Listed records
####

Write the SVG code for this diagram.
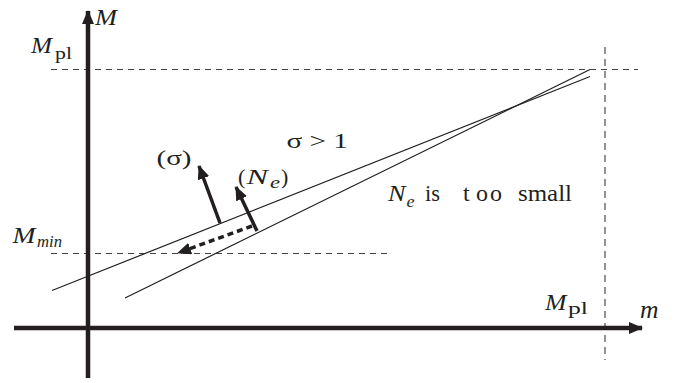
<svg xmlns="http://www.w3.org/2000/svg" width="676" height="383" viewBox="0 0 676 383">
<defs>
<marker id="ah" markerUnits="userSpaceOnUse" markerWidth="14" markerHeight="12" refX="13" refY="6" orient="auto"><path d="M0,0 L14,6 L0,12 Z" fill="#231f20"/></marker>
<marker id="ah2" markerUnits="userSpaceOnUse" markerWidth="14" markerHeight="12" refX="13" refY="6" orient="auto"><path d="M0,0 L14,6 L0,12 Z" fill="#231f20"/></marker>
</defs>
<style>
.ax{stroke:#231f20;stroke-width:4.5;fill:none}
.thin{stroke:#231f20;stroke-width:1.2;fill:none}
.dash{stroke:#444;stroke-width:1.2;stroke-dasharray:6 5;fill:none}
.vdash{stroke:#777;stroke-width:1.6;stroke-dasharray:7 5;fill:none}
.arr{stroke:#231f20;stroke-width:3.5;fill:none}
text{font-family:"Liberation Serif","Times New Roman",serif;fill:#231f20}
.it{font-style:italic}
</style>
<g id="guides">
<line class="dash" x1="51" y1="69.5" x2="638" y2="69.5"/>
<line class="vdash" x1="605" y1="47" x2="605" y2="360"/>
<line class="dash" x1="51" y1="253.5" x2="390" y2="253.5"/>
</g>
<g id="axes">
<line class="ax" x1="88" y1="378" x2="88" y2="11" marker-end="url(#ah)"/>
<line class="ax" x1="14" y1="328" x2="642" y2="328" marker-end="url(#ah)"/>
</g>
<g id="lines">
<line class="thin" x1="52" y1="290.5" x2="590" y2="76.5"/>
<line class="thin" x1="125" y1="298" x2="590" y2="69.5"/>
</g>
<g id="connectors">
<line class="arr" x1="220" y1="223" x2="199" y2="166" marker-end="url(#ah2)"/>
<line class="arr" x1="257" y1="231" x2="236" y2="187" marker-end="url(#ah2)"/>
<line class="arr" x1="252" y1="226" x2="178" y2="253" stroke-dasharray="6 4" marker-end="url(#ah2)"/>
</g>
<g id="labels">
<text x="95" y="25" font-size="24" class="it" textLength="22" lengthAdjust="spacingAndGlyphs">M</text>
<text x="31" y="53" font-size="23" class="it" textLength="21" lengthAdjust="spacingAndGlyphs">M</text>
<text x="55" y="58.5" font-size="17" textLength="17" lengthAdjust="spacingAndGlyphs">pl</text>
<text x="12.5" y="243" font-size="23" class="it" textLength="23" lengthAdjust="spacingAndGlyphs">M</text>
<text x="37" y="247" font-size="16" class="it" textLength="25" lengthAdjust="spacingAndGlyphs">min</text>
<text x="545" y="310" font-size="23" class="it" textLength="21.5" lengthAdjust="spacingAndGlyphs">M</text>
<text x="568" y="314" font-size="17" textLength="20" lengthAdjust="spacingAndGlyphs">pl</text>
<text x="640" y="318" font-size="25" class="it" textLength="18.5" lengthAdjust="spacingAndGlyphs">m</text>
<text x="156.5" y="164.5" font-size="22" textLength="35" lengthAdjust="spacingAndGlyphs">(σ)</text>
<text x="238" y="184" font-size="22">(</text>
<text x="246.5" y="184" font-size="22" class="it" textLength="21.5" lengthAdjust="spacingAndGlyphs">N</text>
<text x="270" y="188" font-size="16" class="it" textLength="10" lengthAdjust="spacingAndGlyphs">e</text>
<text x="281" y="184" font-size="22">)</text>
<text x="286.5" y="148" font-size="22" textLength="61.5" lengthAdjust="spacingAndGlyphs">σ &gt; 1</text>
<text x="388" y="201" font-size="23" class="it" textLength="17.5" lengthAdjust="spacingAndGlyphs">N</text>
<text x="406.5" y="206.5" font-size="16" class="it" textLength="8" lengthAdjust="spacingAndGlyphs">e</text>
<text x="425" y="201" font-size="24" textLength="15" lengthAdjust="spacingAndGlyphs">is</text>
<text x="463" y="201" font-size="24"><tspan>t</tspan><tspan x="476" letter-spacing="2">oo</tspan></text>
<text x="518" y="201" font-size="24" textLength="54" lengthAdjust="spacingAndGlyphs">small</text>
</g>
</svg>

####

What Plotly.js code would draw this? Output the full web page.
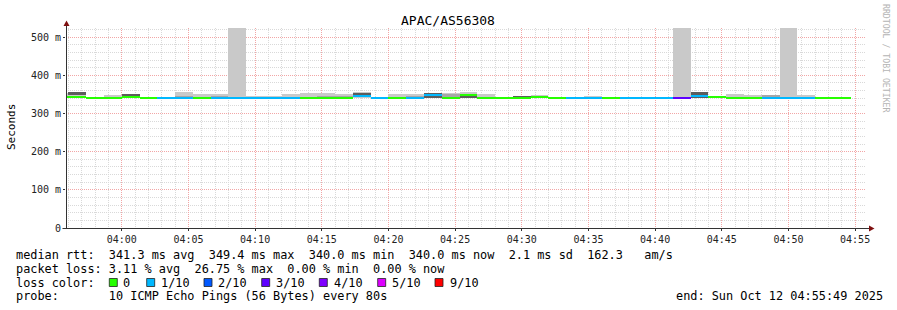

####

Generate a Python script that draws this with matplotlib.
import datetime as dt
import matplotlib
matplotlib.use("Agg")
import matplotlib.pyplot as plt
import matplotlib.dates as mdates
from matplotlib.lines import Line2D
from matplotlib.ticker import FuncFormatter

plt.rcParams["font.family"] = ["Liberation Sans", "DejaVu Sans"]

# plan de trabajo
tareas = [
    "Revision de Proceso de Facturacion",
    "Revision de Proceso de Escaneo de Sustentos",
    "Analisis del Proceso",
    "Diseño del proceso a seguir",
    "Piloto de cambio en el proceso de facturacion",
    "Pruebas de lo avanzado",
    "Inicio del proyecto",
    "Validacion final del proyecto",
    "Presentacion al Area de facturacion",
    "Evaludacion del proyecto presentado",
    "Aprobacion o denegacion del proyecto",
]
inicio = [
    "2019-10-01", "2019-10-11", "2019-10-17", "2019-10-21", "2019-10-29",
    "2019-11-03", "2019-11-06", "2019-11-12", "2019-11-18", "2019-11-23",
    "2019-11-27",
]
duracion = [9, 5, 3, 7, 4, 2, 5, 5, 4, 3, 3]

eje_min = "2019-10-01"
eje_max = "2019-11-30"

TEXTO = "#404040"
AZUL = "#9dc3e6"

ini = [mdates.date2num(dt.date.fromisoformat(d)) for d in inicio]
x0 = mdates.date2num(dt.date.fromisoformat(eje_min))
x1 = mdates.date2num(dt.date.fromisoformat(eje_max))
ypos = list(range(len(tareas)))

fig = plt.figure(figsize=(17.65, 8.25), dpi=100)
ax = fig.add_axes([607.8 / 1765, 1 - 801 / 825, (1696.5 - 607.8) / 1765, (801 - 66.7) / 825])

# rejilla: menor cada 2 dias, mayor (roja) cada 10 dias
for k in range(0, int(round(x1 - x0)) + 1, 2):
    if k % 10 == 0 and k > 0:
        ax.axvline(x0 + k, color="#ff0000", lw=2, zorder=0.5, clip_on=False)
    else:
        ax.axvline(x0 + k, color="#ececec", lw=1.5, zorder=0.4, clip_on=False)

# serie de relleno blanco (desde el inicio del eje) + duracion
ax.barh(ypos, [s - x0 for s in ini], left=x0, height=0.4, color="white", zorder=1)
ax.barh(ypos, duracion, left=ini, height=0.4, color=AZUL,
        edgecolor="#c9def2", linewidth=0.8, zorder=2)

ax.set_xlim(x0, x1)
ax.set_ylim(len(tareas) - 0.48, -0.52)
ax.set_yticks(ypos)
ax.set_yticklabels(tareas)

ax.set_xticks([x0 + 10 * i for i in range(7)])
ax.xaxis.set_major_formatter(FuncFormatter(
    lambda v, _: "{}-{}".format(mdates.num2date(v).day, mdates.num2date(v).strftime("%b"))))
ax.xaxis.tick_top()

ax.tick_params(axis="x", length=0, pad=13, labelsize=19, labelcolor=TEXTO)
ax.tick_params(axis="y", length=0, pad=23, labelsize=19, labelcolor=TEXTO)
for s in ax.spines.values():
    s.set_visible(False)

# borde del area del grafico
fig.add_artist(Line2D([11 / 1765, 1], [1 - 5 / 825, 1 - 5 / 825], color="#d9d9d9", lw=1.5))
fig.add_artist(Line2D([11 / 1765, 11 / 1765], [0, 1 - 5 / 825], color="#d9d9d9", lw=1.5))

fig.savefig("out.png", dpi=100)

####

Given request
Retype, exactly and in full, the lines above from the one containing "Generate a Python" through the one containing "ypos = list(range(len(tareas)))".

Full response
Generate a Python script that draws this with matplotlib.
import datetime as dt
import matplotlib
matplotlib.use("Agg")
import matplotlib.pyplot as plt
import matplotlib.dates as mdates
from matplotlib.lines import Line2D
from matplotlib.ticker import FuncFormatter

plt.rcParams["font.family"] = ["Liberation Sans", "DejaVu Sans"]

# plan de trabajo
tareas = [
    "Revision de Proceso de Facturacion",
    "Revision de Proceso de Escaneo de Sustentos",
    "Analisis del Proceso",
    "Diseño del proceso a seguir",
    "Piloto de cambio en el proceso de facturacion",
    "Pruebas de lo avanzado",
    "Inicio del proyecto",
    "Validacion final del proyecto",
    "Presentacion al Area de facturacion",
    "Evaludacion del proyecto presentado",
    "Aprobacion o denegacion del proyecto",
]
inicio = [
    "2019-10-01", "2019-10-11", "2019-10-17", "2019-10-21", "2019-10-29",
    "2019-11-03", "2019-11-06", "2019-11-12", "2019-11-18", "2019-11-23",
    "2019-11-27",
]
duracion = [9, 5, 3, 7, 4, 2, 5, 5, 4, 3, 3]

eje_min = "2019-10-01"
eje_max = "2019-11-30"

TEXTO = "#404040"
AZUL = "#9dc3e6"

ini = [mdates.date2num(dt.date.fromisoformat(d)) for d in inicio]
x0 = mdates.date2num(dt.date.fromisoformat(eje_min))
x1 = mdates.date2num(dt.date.fromisoformat(eje_max))
ypos = list(range(len(tareas)))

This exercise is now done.